Question:
The $\mathrm{NaNO}_{3}$ weighed out to make $50 \mathrm{~mL}$ of an aqueous solution containing $70.0 \mathrm{mgNa}^{+}$per $\mathrm{mL}$ is ___________ g.(Rounded off to the nearest integer)

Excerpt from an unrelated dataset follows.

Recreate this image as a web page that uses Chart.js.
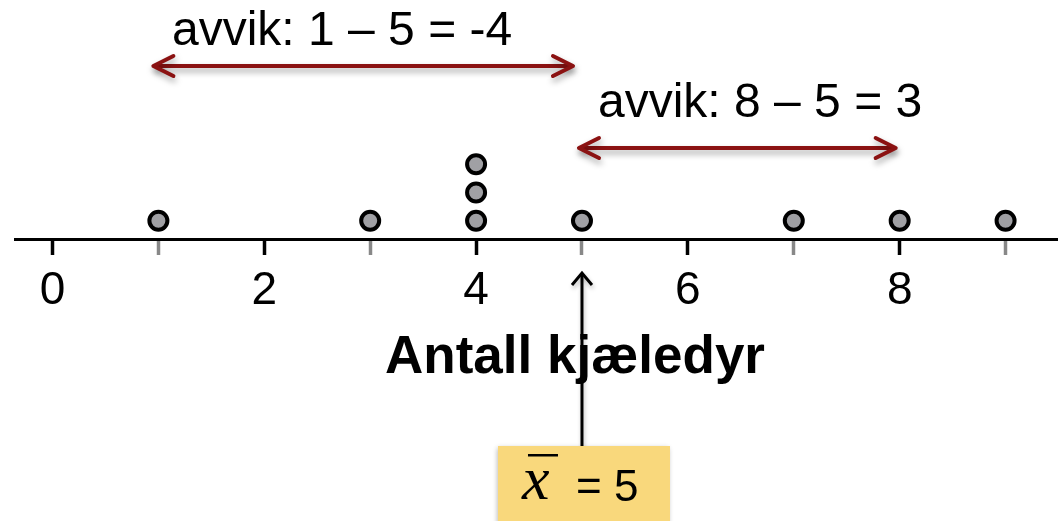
<!DOCTYPE html>
<html><head><meta charset="utf-8">
<script src="https://cdn.jsdelivr.net/npm/chart.js@4.4.0/dist/chart.umd.min.js"></script>
<style>html,body{margin:0;padding:0;background:#fff;overflow:hidden}#wrap{width:1058px;height:521px;position:relative}</style>
</head><body><div id="wrap"><canvas id="c"></canvas></div>
<script>
// ---- data ----
const values = [1, 3, 4, 4, 4, 5, 7, 8, 9];
const tickValues = [0, 1, 2, 3, 4, 5, 6, 7, 8, 9];
const tickLabels = ['0', '', '2', '', '4', '', '6', '', '8', ''];
const axisTitle = 'Antall kjæledyr';
const deviationFrom = [1, 5];
const deviationTo = [5, 8];
const deviationLabels = ['avvik: 1 – 5 = -4', 'avvik: 8 – 5 = 3'];
const meanValue = 5;
const meanLabel = '= 5';

// stack repeated values
const counts = {};
const points = values.map(v => { counts[v] = (counts[v] || 0) + 1; return { x: v, y: counts[v] }; });

const SANS = '"Liberation Sans", Arial, sans-serif';
const RED = '#8b1212';

function arrowHead(ctx, x, y, dir, len, half) {
  ctx.beginPath();
  ctx.moveTo(x - dir * len, y - half);
  ctx.lineTo(x, y);
  ctx.lineTo(x - dir * len, y + half);
  ctx.stroke();
}

const overlay = {
  id: 'overlay',
  afterDraw(chart) {
    const ctx = chart.ctx;
    const xs = chart.scales.x;
    ctx.save();
    // deviation arrows
    const arrowY = [66, 148];
    const nudgeL = [-5, -3];
    const nudgeR = [-9, -4];
    const textX = [172, 598];
    const textY = [45, 117];
    for (let i = 0; i < deviationFrom.length; i++) {
      const x1 = xs.getPixelForValue(deviationFrom[i]) + nudgeL[i];
      const x2 = xs.getPixelForValue(deviationTo[i]) + nudgeR[i];
      const y = arrowY[i];
      ctx.save();
      ctx.shadowColor = 'rgba(0,0,0,0.35)';
      ctx.shadowBlur = 6;
      ctx.shadowOffsetX = 1;
      ctx.shadowOffsetY = 4;
      ctx.strokeStyle = RED;
      ctx.lineWidth = 4;
      ctx.lineCap = 'round';
      ctx.lineJoin = 'round';
      ctx.beginPath(); ctx.moveTo(x1 + 2, y); ctx.lineTo(x2 - 2, y); ctx.stroke();
      arrowHead(ctx, x1, y, -1, 20, 10);
      arrowHead(ctx, x2, y, 1, 20, 10);
      ctx.restore();
      ctx.fillStyle = '#000';
      ctx.font = '48px ' + SANS;
      ctx.textBaseline = 'alphabetic';
      ctx.textAlign = 'left';
      ctx.fillText(deviationLabels[i], textX[i], textY[i]);
    }
    // axis title
    ctx.fillStyle = '#000';
    ctx.font = 'bold 53px ' + SANS;
    ctx.textAlign = 'center';
    ctx.fillText(axisTitle, 575, 373);
    // mean arrow
    const mx = xs.getPixelForValue(meanValue);
    ctx.save();
    ctx.shadowColor = 'rgba(0,0,0,0.25)';
    ctx.shadowBlur = 4;
    ctx.shadowOffsetX = 1;
    ctx.shadowOffsetY = 3;
    ctx.strokeStyle = '#000';
    ctx.lineWidth = 3;
    ctx.beginPath(); ctx.moveTo(mx, 447); ctx.lineTo(mx, 274); ctx.stroke();
    ctx.beginPath();
    ctx.moveTo(mx - 10, 285); ctx.lineTo(mx, 273); ctx.lineTo(mx + 10, 285);
    ctx.stroke();
    ctx.restore();
    // mean box
    ctx.save();
    ctx.shadowColor = 'rgba(0,0,0,0.3)';
    ctx.shadowBlur = 5;
    ctx.shadowOffsetX = -1;
    ctx.shadowOffsetY = 2;
    ctx.fillStyle = '#f9d87c';
    ctx.fillRect(mx - 84, 446, 172, 80);
    ctx.restore();
    ctx.fillStyle = '#000';
    ctx.font = 'italic 62px "Liberation Serif", "Times New Roman", serif';
    ctx.textAlign = 'left';
    ctx.fillText('x', mx - 60, 499);
    ctx.fillRect(mx - 54, 454, 30, 2.5);
    ctx.font = '44px ' + SANS;
    ctx.fillText(meanLabel, mx - 6, 501);
    ctx.restore();
  }
};

new Chart(document.getElementById('c'), {
  type: 'scatter',
  data: { datasets: [{
    data: points,
    pointRadius: 9,
    pointHoverRadius: 9,
    pointBorderWidth: 4,
    pointBackgroundColor: '#a0a0a4',
    pointBorderColor: '#000'
  }] },
  options: {
    responsive: true,
    maintainAspectRatio: false,
    animation: false,
    events: [],
    layout: { autoPadding: false, padding: { left: 15, right: 0, top: 0, bottom: 0 } },
    plugins: { legend: { display: false }, tooltip: { enabled: false } },
    scales: {
      x: {
        type: 'linear',
        min: -0.354,
        max: 9.495,
        afterBuildTicks: s => { s.ticks = tickValues.map(v => ({ value: v })); },
        afterFit: s => { s.height = 282; },
        border: { display: true, color: '#000', width: 3 },
        grid: {
          drawOnChartArea: false,
          drawTicks: true,
          tickLength: 16,
          tickWidth: 3.5,
          tickColor: c => (c.tick && c.tick.value % 2 === 0) ? '#000' : '#888'
        },
        ticks: {
          padding: 9,
          color: '#000',
          font: { family: SANS, size: 46 },
          maxRotation: 0,
          autoSkip: false,
          callback: (v, i) => tickLabels[i]
        }
      },
      y: {
        display: false,
        min: 0.351,
        max: 8.826
      }
    }
  },
  plugins: [overlay]
});
</script>
</body></html>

[Given: Atomic weight in $\mathrm{g}$ mol $^{-1}$. Na: $23 ; \mathrm{N}: 14 ; \mathrm{O}: 16$ ]
Solution:
(13)
$\mathrm{Na}^{+}=70 \mathrm{mg} / \mathrm{mL}$
$\mathrm{W}_{\text {Nat }}$ in $50 \mathrm{~mL}$ solution $=70 \times 50 \mathrm{mg}$
$=3500 \mathrm{mg}$
$=3.5 \mathrm{gm}$
Moles of $\mathrm{Na}^{+}$in $50 \mathrm{ml}$ solution $=\frac{3.5}{23}$
Moles of $\mathrm{NaNO}_{3}=$ moles of $\mathrm{Na}^{+}$
$=\frac{3.5}{23} \mathrm{~mol}$
Mass of $\mathrm{NaNO}_{3}=\frac{3.5}{23} \times 85=12.934$
$\simeq 13 \mathrm{gm}$ Ans.